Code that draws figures
------------------------------------

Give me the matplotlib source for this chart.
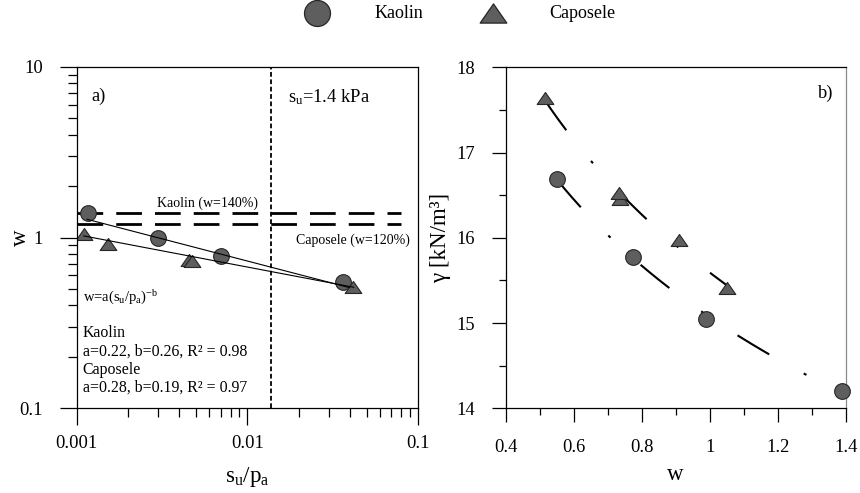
import numpy as np
import matplotlib
matplotlib.use("Agg")
import matplotlib.pyplot as plt
from matplotlib.path import Path
from matplotlib.lines import Line2D
from matplotlib.ticker import FixedLocator, FuncFormatter, MultipleLocator, NullFormatter

plt.rcParams.update({
    "font.family": ["Liberation Serif", "DejaVu Serif"],
    "mathtext.fontset": "custom",
    "mathtext.rm": "Liberation Serif",
    "mathtext.it": "Liberation Serif:italic",
    "mathtext.bf": "Liberation Serif:bold",
    "lines.scale_dashes": False,
})

# ---- data -------------------------------------------------------------
# Kaolin specimens
kaolin_su_pa = [0.00117, 0.00299, 0.00698, 0.0366]
kaolin_w = [1.39, 0.99, 0.775, 0.55]
kaolin_gamma = [14.2, 15.05, 15.78, 16.69]

# Caposele specimens
caposele_su_pa = [0.00111, 0.00153, 0.00455, 0.00472, 0.0418]
caposele_w = [1.05, 0.91, 0.735, 0.733, 0.515]
caposele_gamma = [15.41, 15.98, 16.46, 16.52, 17.64]

# power-law fits w = a (su/pa)^-b
kaolin_a, kaolin_b, kaolin_r2 = 0.22, 0.26, 0.98
caposele_a, caposele_b, caposele_r2 = 0.28, 0.19, 0.97
kaolin_fit_range = [0.00115, 0.0395]
caposele_fit_range = [0.0011, 0.042]

# reference water contents
kaolin_wref = 1.40
caposele_wref = 1.20
wref_range = [0.001, 0.08]

# reference undrained strength
su_ref_kpa = 1.4
pa_kpa = 101.325

# ---- styling ----------------------------------------------------------
FILL = "#5e5e5e"
EDGE = "#262626"
tri = Path([(0, 0.72), (-1, -0.72), (1, -0.72), (0, 0.72)],
           [Path.MOVETO, Path.LINETO, Path.LINETO, Path.CLOSEPOLY])

fig = plt.figure(figsize=(8.6, 4.93), dpi=100)
ax1 = fig.add_axes([0.0892, 0.1718, 0.3967, 0.6929])
ax2 = fig.add_axes([0.5880, 0.1718, 0.3953, 0.6917])

fmt = FuncFormatter(lambda v, _: f"{v:g}")

# ---- panel a ----------------------------------------------------------
ax1.set_xscale("log")
ax1.set_yscale("log")
ax1.set_xlim(0.001, 0.1)
ax1.set_ylim(0.1, 10)

ax1.plot(kaolin_su_pa, kaolin_w, ls="none", marker="o", ms=11.3,
         mfc=FILL, mec=EDGE, mew=0.8, zorder=2)
ax1.plot(caposele_su_pa, caposele_w, ls="none", marker=tri, ms=12,
         mfc=FILL, mec=EDGE, mew=0.8, zorder=2)

xk = np.geomspace(*kaolin_fit_range, 60)
ax1.plot(xk, kaolin_a * xk ** (-kaolin_b), color="k", lw=0.8, zorder=3)
xc = np.geomspace(*caposele_fit_range, 60)
ax1.plot(xc, caposele_a * xc ** (-caposele_b), color="k", lw=0.8, zorder=3)

for wref in (kaolin_wref, caposele_wref):
    ax1.plot(wref_range, [wref, wref], color="k", lw=2.0,
             ls=(0, (18.5, 9.4)), zorder=1)

ax1.axvline(su_ref_kpa / pa_kpa, color="k", lw=1.3, ls=(0, (3.4, 1.9)), zorder=1)

ax1.xaxis.set_major_locator(FixedLocator([0.001, 0.01, 0.1]))
ax1.yaxis.set_major_locator(FixedLocator([0.1, 1, 10]))
ax1.xaxis.set_minor_locator(FixedLocator(
    [m * d for d in (0.001, 0.01) for m in range(2, 10)]))
ax1.yaxis.set_minor_locator(FixedLocator(
    [m * d for d in (0.1, 1) for m in range(2, 10)]))
ax1.xaxis.set_major_formatter(fmt)
ax1.yaxis.set_major_formatter(fmt)
ax1.xaxis.set_minor_formatter(NullFormatter())
ax1.yaxis.set_minor_formatter(NullFormatter())
ax1.tick_params(which="both", direction="out", width=0.9, labelsize=13.3)
ax1.tick_params(which="major", length=12.2)
ax1.tick_params(which="minor", length=6.5)
ax1.tick_params(axis="y", which="major", pad=12)
ax1.tick_params(axis="x", which="major", pad=7)

ax1.set_xlabel(r"s$_\mathrm{u}$/p$_\mathrm{a}$", fontsize=16.5)
ax1.set_ylabel("w", fontsize=16.5)
ax1.xaxis.set_label_coords(0.5, -0.201)
ax1.xaxis.label.set_va("center")
ax1.yaxis.set_label_coords(-0.166, 0.5)
ax1.yaxis.label.set_va("center")

ax1.text(0.044, 0.912, "a)", transform=ax1.transAxes, fontsize=13.3,
         ha="left", va="center")
ax1.text(0.620, 0.912, r"s$_\mathrm{u}$=1.4 kPa", transform=ax1.transAxes,
         fontsize=13.3, ha="left", va="center")
ax1.text(0.383, 0.600, "Kaolin (w=140%)", transform=ax1.transAxes,
         fontsize=10, ha="center", va="center")
ax1.text(0.977, 0.4906, "Caposele (w=120%)", transform=ax1.transAxes,
         fontsize=10, ha="right", va="center")
ax1.text(0.0193, 0.322, r"w=a(s$_\mathrm{u}$/p$_\mathrm{a}$)$^\mathrm{-b}$",
         transform=ax1.transAxes, fontsize=10.5, ha="left", va="center")
block = [
    "Kaolin",
    f"a={kaolin_a:.2f}, b={kaolin_b:.2f}, R\u00b2 = {kaolin_r2:.2f}",
    "Caposele",
    f"a={caposele_a:.2f}, b={caposele_b:.2f}, R\u00b2 = {caposele_r2:.2f}",
]
for line, yf in zip(block, [0.2196, 0.1657, 0.1121, 0.0615]):
    ax1.text(0.0176, yf, line, transform=ax1.transAxes, fontsize=11.4,
             ha="left", va="center")

# ---- panel b ----------------------------------------------------------
ax2.set_xlim(0.4, 1.4)
ax2.set_ylim(14, 18)

dashdot = (0, (26.6, 28.4, 2.2, 29.2))
for w, g in ((kaolin_w, kaolin_gamma), (caposele_w, caposele_gamma)):
    coef = np.polyfit(np.log(w), g, 1)
    ws = np.linspace(min(w), max(w), 300)
    ax2.plot(ws, np.polyval(coef, np.log(ws)), color="k", lw=1.5,
             ls=dashdot, zorder=2)

ax2.plot(kaolin_w, kaolin_gamma, ls="none", marker="o", ms=11.3,
         mfc=FILL, mec=EDGE, mew=0.8, zorder=3, clip_on=False)
ax2.plot(caposele_w, caposele_gamma, ls="none", marker=tri, ms=12,
         mfc=FILL, mec=EDGE, mew=0.8, zorder=3, clip_on=False)

ax2.xaxis.set_major_locator(MultipleLocator(0.2))
ax2.xaxis.set_minor_locator(MultipleLocator(0.1))
ax2.yaxis.set_major_locator(MultipleLocator(1))
ax2.yaxis.set_minor_locator(MultipleLocator(0.5))
ax2.xaxis.set_major_formatter(fmt)
ax2.yaxis.set_major_formatter(fmt)
ax2.tick_params(which="both", direction="out", width=0.9, labelsize=13.3)
ax2.tick_params(which="major", length=10)
ax2.tick_params(which="minor", length=5)
ax2.tick_params(axis="y", which="major", pad=12)
ax2.tick_params(axis="x", which="major", pad=12)
ax2.spines["right"].set_color("#8c8c8c")

ax2.set_xlabel("w", fontsize=16.5)
ax2.set_ylabel("\u03b3 [kN/m\u00b3]", fontsize=16.5)
ax2.xaxis.set_label_coords(0.5, -0.193)
ax2.xaxis.label.set_va("center")
ax2.yaxis.set_label_coords(-0.193, 0.5)
ax2.yaxis.label.set_va("center")

ax2.text(0.9636, 0.9238, "b)", transform=ax2.transAxes, fontsize=13.3,
         ha="right", va="center")

for ax in (ax1, ax2):
    for s in ax.spines.values():
        s.set_linewidth(0.9)

# ---- legend -----------------------------------------------------------
ly = 1 - 13.3 / 493
fig.add_artist(Line2D([316.7 / 860], [ly], transform=fig.transFigure,
                      ls="none", marker="o", ms=18.7, mfc=FILL, mec=EDGE, mew=0.9))
fig.text(375 / 860, ly, "Kaolin", fontsize=13, ha="left", va="center")
fig.add_artist(Line2D([493.3 / 860], [ly], transform=fig.transFigure,
                      ls="none", marker=tri, ms=19.2, mfc=FILL, mec=EDGE, mew=0.9))
fig.text(549.3 / 860, ly, "Caposele", fontsize=13, ha="left", va="center")

fig.savefig("out.png", dpi=100)
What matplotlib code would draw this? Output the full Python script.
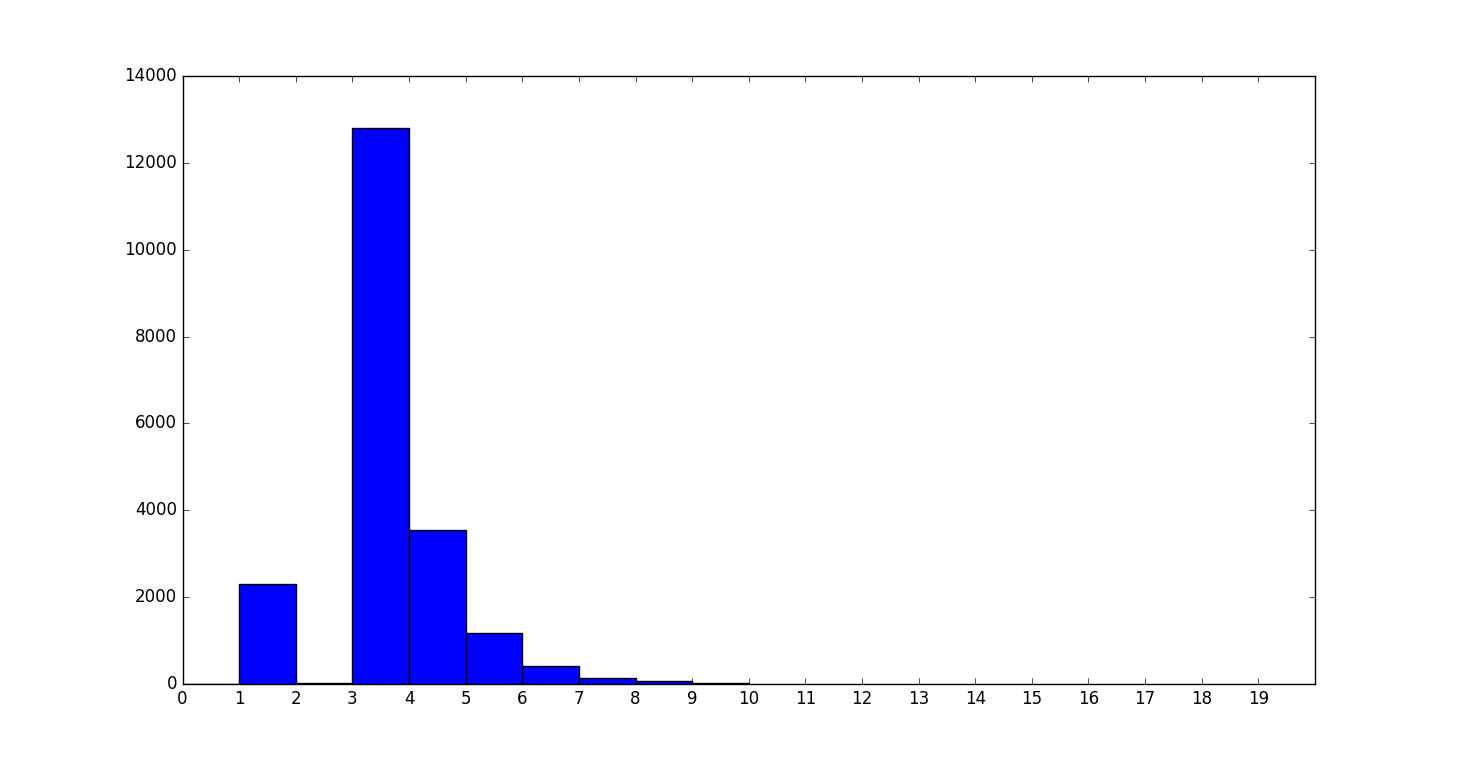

------------------------------------

## Goal
Leave the pictures out and repeat exactly the lines from the beginning of the records to the line bearing "from matplotlib.ticker import", both ends counted.

## Exercise solution
Give me the matplotlib source for this chart.
import numpy as np
import matplotlib
matplotlib.use("Agg")
import matplotlib.pyplot as plt
from matplotlib.path import Path
from matplotlib.lines import Line2D
from matplotlib.ticker import FixedLocator, FuncFormatter, MultipleLocator, NullFormatter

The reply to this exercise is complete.